EXAMPLE 1 : Milk Permeate

[0053] The data illustrated in FIG. 2 was collected by continuously feeding milk permeate into a method and system as described above. The system was recirculated at about 100 mL/minute.

[0054] Various flowrates, dilution concentrations, and system parameters were evaluated to optimize production rates, treatment rates, and treatment extent. The first and second bioreactors were custom made from PVC pipe. The first bioreactor had a 1000 mL liquid volume capacity with ceramic/porcelain beads at the bottom. The second bioreactor had a 4000 mL liquid volume capacity with ceramic/porcelain beads at the bottom.

[0055] Nominally, 250 mL/day of undiluted milk permeate was fed into the first bioreactor. The first bioreactor was kept at 50°C and a pH of 5. The hydraulic retention time of the milk permeate in the first bioreactor was 4 days. The second bioreactor was kept at 30°C and a pH of 5. The hydraulic retention time of the lactic acid-rich effluent in the second bioreactor was 16 days. A continuous liquid pertraction method was used to isolate the carboxylic acid products. The hydrophobic solvent used was mineral oil with about 3% TOPO, and the alkaline extraction solution was an aqueous solution of boric acid maintained at a pH of 9.

[0056] The data in FIG. 2 was generated from analyzing samples from the alkaline extraction solution over time via gas chromatography. The data shown represents the 5 carboxylic acids having the highest concentrations that were observed.

EXAMPLE 2: Acid Whev

[0057] The data illustrated in FIG. 3 was collected by continuously feeding acid whey into a method and system as described above. The system was recirculated at about 100 mL/minute.

[0058] Various flowrates, dilution concentrations, and system parameters were evaluated to optimize production rates, treatment rates, and treatment extents. The first and second bioreactors were custom made from PVC pipe. The first bioreactor had a 1000 mL liquid volume capacity with ceramic/porcelain beads at the bottom. The second bioreactor had a 4000 mL liquid volume capacity with ceramic/porcelain beads at the bottom. [0059] Nominally, 1000 mL/day of undiluted acid whey was fed into the first bioreactor.

The first bioreactor was kept at 50°C and a pH of 5. The hydraulic retention time of the acid whey in the first bioreactor was 1 day. The second bioreactor was kept at 30°C and a pH of 5. The hydraulic retention time of the lactic acid-rich effluent in the second bioreactor was 4 days.

A continuous liquid pertraction method was used to isolate the carboxylic acid products. The hydrophobic solvent used was mineral oil with about 3% TOPO, and the alkaline extraction solution was an aqueous solution of boric acid maintained at a pH of 9.

[0060] The data in FIG. 3 was generated from analyzing samples from the alkaline extraction solution over time via gas chromatography. The data shown represents the 5 carboxylic acids having the highest concentrations that were observed.

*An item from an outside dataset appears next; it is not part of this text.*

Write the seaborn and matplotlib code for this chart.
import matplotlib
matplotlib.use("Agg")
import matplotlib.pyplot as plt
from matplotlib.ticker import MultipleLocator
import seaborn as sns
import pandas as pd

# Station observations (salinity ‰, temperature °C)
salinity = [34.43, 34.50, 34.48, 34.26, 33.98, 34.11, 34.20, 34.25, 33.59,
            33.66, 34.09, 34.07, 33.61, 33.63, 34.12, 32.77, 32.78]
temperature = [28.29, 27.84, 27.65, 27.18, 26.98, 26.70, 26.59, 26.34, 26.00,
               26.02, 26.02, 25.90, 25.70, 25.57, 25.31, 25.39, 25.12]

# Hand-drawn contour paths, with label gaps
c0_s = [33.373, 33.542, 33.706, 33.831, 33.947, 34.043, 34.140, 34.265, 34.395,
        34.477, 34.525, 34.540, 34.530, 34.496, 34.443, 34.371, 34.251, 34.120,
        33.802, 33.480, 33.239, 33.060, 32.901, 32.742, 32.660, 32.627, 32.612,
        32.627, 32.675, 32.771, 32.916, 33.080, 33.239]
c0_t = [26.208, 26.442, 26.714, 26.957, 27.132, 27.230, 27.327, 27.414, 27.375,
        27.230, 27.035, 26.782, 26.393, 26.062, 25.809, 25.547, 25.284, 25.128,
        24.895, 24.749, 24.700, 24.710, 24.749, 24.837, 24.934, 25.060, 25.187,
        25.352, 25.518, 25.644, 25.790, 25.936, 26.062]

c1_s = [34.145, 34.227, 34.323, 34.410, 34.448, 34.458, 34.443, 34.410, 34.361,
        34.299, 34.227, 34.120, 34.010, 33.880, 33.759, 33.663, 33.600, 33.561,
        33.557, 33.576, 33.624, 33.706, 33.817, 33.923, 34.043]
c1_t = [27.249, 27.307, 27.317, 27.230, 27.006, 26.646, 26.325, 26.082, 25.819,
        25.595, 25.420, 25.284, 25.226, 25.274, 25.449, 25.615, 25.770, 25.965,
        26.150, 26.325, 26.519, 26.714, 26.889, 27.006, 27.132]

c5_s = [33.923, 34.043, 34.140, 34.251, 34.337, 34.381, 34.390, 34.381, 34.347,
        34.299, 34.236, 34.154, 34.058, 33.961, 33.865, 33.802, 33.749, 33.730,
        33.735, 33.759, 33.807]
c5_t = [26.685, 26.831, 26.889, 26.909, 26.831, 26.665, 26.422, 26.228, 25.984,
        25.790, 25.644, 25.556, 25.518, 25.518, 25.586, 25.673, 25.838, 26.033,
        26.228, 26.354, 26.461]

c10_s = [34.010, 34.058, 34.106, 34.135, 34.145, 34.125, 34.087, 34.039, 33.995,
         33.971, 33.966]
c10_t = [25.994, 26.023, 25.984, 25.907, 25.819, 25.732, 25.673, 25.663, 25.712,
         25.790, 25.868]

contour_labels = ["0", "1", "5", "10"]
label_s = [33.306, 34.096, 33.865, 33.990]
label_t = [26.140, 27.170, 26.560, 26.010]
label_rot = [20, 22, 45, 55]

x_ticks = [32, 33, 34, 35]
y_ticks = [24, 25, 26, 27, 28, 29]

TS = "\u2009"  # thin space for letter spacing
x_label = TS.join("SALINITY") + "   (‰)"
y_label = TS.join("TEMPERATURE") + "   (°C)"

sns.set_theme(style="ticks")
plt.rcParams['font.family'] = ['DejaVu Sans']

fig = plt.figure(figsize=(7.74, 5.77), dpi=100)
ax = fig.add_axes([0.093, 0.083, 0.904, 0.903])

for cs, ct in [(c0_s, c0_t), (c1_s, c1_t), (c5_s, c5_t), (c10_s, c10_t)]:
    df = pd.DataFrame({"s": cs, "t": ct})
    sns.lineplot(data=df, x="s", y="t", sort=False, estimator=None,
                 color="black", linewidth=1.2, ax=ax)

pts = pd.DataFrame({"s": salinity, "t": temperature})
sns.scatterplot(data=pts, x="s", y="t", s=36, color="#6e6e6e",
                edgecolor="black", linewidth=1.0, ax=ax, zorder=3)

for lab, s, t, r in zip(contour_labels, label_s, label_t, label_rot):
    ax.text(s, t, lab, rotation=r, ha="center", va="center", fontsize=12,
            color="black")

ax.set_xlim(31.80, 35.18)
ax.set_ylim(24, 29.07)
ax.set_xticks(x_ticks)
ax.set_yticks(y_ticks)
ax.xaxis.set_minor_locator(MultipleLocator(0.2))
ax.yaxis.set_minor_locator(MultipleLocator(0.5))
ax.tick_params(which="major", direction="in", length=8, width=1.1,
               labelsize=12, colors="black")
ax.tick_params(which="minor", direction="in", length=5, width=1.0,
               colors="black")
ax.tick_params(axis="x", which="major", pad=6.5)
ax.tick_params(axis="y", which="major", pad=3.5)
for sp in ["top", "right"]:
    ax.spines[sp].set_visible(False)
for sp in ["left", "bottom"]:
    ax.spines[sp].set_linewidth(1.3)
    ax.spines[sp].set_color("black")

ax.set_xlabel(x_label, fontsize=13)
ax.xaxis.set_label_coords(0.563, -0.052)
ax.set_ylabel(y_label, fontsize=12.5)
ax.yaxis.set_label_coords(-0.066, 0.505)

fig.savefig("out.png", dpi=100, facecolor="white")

[0061] As can be seen from a comparison of FIGS. 2 and 3, higher production rates of carboxylic acid were obtained from the milk permeate than from the acid whey.

[0062] Although only a few exemplary embodiments have been described in detail above, those of ordinary skill in the art will readily appreciate that many other modifications are possible in the exemplary embodiments without materially departing from the novel teachings and advantages of the present invention. Accordingly, all such modifications are intended to be included within the scope of the present invention as defined in the following claims.